“E.T. is sad. He wants to go home,” is the salient message my 5-year-old has so far taken away from one of the most influential films of my ‘80s childhood.
My husband TiVo-ed the movie, and he and Grace are watching it in small, parentally-monitored increments. I’m cool with this, but still a little nervous about the some of the content.
We already censored the part where Elliot calls his big brother “Penis Breath,” but we have yet to arrive at the point where E.T. dies and is resurrected. I’m certain that Grace will jump on board the same emotional roller coaster that I rode when exposed to those heartbreaking scenes.
I was a sobbing 8-year-old wreck, barely able to finish my Reese’s Pieces due to the large amounts of snot cascading out of my nose.
I realize as an adult that E.T. is truly a kids’ movie, brilliantly portrayed through the eyes of children. Remember the scary NASA adults in spacesuits and the awesome flying bicycles? As children, we all understood E.T.’s urgent desire to get home and Elliot’s intense love for his glow-fingered friend. But I noticed a few things as an adult that I missed as a kid:
All of the pop-culture references. Asteroids scores, Yoda, teenagers talking in Dracula voices. (And Drew Barrymore is now a pop-culture reference in her own right.)
I also now understand why the kids wear hats, sunglasses, and hoodies in the big scene where they rescue E.T. from the scientists and then fly away on their dirt bikes into the woods. Those bikes are driven by very large stuntmen. You can practically see the sideburns and mustaches.

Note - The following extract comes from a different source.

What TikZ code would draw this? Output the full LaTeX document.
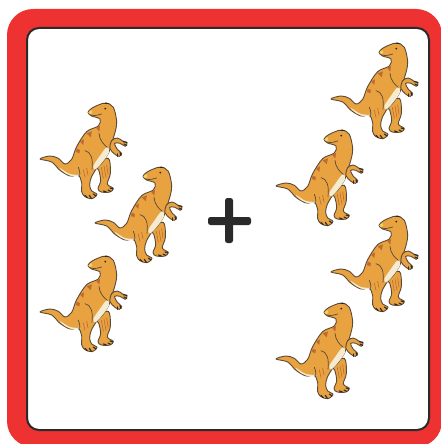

The grown-ups in the film aren’t the bad guys I remember them to be. They’re all just trying to do the right thing, to learn who or what this alien guy might be, and to protect us earthlings from any potential harm.
I’m curious to see how my daughter reflects a new generation’s handling of this landmark film of my childhood. And I think I’ll probably be crying along with her.